**What you need to do**: Skip the pictures. Transcribe the rest of the data below without changing a word.

━━ Given information ━━

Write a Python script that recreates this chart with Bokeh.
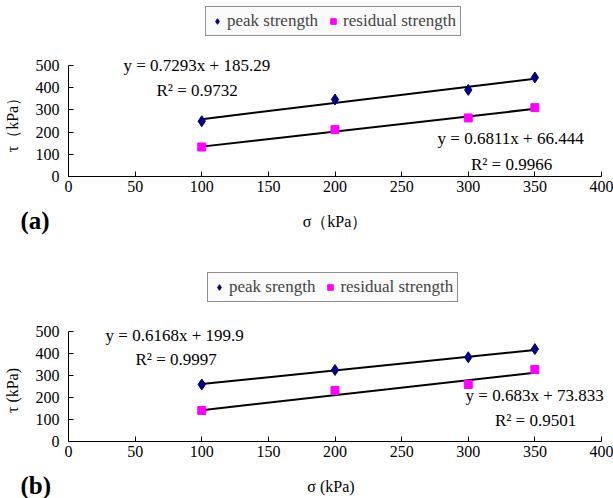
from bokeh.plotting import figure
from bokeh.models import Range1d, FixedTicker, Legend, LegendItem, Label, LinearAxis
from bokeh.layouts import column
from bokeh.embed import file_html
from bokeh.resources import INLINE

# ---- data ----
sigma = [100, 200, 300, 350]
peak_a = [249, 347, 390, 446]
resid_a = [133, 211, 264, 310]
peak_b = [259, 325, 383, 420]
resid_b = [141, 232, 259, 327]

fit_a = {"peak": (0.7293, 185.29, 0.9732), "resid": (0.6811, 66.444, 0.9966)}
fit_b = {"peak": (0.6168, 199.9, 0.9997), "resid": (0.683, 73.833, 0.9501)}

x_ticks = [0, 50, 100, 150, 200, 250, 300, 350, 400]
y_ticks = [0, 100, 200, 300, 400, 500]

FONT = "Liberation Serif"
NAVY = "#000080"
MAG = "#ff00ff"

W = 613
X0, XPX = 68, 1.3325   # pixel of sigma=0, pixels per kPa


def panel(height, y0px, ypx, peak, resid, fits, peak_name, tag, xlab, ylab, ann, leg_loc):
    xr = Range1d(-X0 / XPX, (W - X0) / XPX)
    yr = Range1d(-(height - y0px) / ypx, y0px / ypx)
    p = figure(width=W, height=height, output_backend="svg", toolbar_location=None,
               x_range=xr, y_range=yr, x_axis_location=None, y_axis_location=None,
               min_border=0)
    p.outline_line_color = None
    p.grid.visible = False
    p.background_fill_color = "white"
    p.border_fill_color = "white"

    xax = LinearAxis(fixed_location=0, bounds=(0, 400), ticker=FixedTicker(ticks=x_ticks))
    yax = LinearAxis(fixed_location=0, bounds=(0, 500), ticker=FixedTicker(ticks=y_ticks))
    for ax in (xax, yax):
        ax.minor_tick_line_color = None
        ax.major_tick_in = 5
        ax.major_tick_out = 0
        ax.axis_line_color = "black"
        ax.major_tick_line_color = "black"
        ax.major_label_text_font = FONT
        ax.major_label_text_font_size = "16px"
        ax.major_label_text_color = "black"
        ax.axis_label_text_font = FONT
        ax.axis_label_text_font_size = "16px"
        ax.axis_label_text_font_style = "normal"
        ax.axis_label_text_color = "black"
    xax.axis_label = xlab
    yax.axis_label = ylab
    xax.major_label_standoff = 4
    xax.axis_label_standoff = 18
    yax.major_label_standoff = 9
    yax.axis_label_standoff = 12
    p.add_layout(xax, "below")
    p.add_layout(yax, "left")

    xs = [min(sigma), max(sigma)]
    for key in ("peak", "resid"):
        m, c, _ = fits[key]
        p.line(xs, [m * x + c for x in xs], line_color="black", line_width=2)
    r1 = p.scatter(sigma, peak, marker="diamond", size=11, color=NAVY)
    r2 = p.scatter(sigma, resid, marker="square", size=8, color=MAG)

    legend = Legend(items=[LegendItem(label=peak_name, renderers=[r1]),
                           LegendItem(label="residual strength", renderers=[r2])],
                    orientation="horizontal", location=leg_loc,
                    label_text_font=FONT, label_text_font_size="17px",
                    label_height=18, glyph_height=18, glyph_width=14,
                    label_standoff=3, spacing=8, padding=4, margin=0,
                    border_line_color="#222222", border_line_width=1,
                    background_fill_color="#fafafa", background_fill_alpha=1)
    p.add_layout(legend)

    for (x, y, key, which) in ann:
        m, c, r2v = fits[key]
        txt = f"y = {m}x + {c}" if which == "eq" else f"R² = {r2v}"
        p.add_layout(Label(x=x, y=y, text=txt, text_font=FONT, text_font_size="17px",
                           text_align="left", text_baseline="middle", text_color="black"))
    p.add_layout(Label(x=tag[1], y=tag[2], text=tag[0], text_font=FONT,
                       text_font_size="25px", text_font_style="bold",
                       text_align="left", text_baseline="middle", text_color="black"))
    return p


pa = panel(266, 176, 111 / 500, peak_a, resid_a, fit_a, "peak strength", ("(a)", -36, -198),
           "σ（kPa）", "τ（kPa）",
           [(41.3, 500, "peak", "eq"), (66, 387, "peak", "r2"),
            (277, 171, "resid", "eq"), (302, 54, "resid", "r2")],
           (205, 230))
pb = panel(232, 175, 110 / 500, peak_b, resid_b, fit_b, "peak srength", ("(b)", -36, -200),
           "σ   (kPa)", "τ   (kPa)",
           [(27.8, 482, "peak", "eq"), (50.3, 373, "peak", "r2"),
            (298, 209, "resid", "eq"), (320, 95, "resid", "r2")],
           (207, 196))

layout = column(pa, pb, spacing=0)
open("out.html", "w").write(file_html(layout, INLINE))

━━━

**Exercise output**:
Write a Python script that recreates this chart with Bokeh.
from bokeh.plotting import figure
from bokeh.models import Range1d, FixedTicker, Legend, LegendItem, Label, LinearAxis
from bokeh.layouts import column
from bokeh.embed import file_html
from bokeh.resources import INLINE

# ---- data ----
sigma = [100, 200, 300, 350]
peak_a = [249, 347, 390, 446]
resid_a = [133, 211, 264, 310]
peak_b = [259, 325, 383, 420]
resid_b = [141, 232, 259, 327]

fit_a = {"peak": (0.7293, 185.29, 0.9732), "resid": (0.6811, 66.444, 0.9966)}
fit_b = {"peak": (0.6168, 199.9, 0.9997), "resid": (0.683, 73.833, 0.9501)}

x_ticks = [0, 50, 100, 150, 200, 250, 300, 350, 400]
y_ticks = [0, 100, 200, 300, 400, 500]

FONT = "Liberation Serif"
NAVY = "#000080"
MAG = "#ff00ff"

W = 613
X0, XPX = 68, 1.3325   # pixel of sigma=0, pixels per kPa


def panel(height, y0px, ypx, peak, resid, fits, peak_name, tag, xlab, ylab, ann, leg_loc):
    xr = Range1d(-X0 / XPX, (W - X0) / XPX)
    yr = Range1d(-(height - y0px) / ypx, y0px / ypx)
    p = figure(width=W, height=height, output_backend="svg", toolbar_location=None,
               x_range=xr, y_range=yr, x_axis_location=None, y_axis_location=None,
               min_border=0)
    p.outline_line_color = None
    p.grid.visible = False
    p.background_fill_color = "white"
    p.border_fill_color = "white"

    xax = LinearAxis(fixed_location=0, bounds=(0, 400), ticker=FixedTicker(ticks=x_ticks))
    yax = LinearAxis(fixed_location=0, bounds=(0, 500), ticker=FixedTicker(ticks=y_ticks))
    for ax in (xax, yax):
        ax.minor_tick_line_color = None
        ax.major_tick_in = 5
        ax.major_tick_out = 0
        ax.axis_line_color = "black"
        ax.major_tick_line_color = "black"
        ax.major_label_text_font = FONT
        ax.major_label_text_font_size = "16px"
        ax.major_label_text_color = "black"
        ax.axis_label_text_font = FONT
        ax.axis_label_text_font_size = "16px"
        ax.axis_label_text_font_style = "normal"
        ax.axis_label_text_color = "black"
    xax.axis_label = xlab
    yax.axis_label = ylab
    xax.major_label_standoff = 4
    xax.axis_label_standoff = 18
    yax.major_label_standoff = 9
    yax.axis_label_standoff = 12
    p.add_layout(xax, "below")
    p.add_layout(yax, "left")

    xs = [min(sigma), max(sigma)]
    for key in ("peak", "resid"):
        m, c, _ = fits[key]
        p.line(xs, [m * x + c for x in xs], line_color="black", line_width=2)
    r1 = p.scatter(sigma, peak, marker="diamond", size=11, color=NAVY)
    r2 = p.scatter(sigma, resid, marker="square", size=8, color=MAG)

    legend = Legend(items=[LegendItem(label=peak_name, renderers=[r1]),
                           LegendItem(label="residual strength", renderers=[r2])],
                    orientation="horizontal", location=leg_loc,
                    label_text_font=FONT, label_text_font_size="17px",
                    label_height=18, glyph_height=18, glyph_width=14,
                    label_standoff=3, spacing=8, padding=4, margin=0,
                    border_line_color="#222222", border_line_width=1,
                    background_fill_color="#fafafa", background_fill_alpha=1)
    p.add_layout(legend)

    for (x, y, key, which) in ann:
        m, c, r2v = fits[key]
        txt = f"y = {m}x + {c}" if which == "eq" else f"R² = {r2v}"
        p.add_layout(Label(x=x, y=y, text=txt, text_font=FONT, text_font_size="17px",
                           text_align="left", text_baseline="middle", text_color="black"))
    p.add_layout(Label(x=tag[1], y=tag[2], text=tag[0], text_font=FONT,
                       text_font_size="25px", text_font_style="bold",
                       text_align="left", text_baseline="middle", text_color="black"))
    return p


pa = panel(266, 176, 111 / 500, peak_a, resid_a, fit_a, "peak strength", ("(a)", -36, -198),
           "σ（kPa）", "τ（kPa）",
           [(41.3, 500, "peak", "eq"), (66, 387, "peak", "r2"),
            (277, 171, "resid", "eq"), (302, 54, "resid", "r2")],
           (205, 230))
pb = panel(232, 175, 110 / 500, peak_b, resid_b, fit_b, "peak srength", ("(b)", -36, -200),
           "σ   (kPa)", "τ   (kPa)",
           [(27.8, 482, "peak", "eq"), (50.3, 373, "peak", "r2"),
            (298, 209, "resid", "eq"), (320, 95, "resid", "r2")],
           (207, 196))

layout = column(pa, pb, spacing=0)
open("out.html", "w").write(file_html(layout, INLINE))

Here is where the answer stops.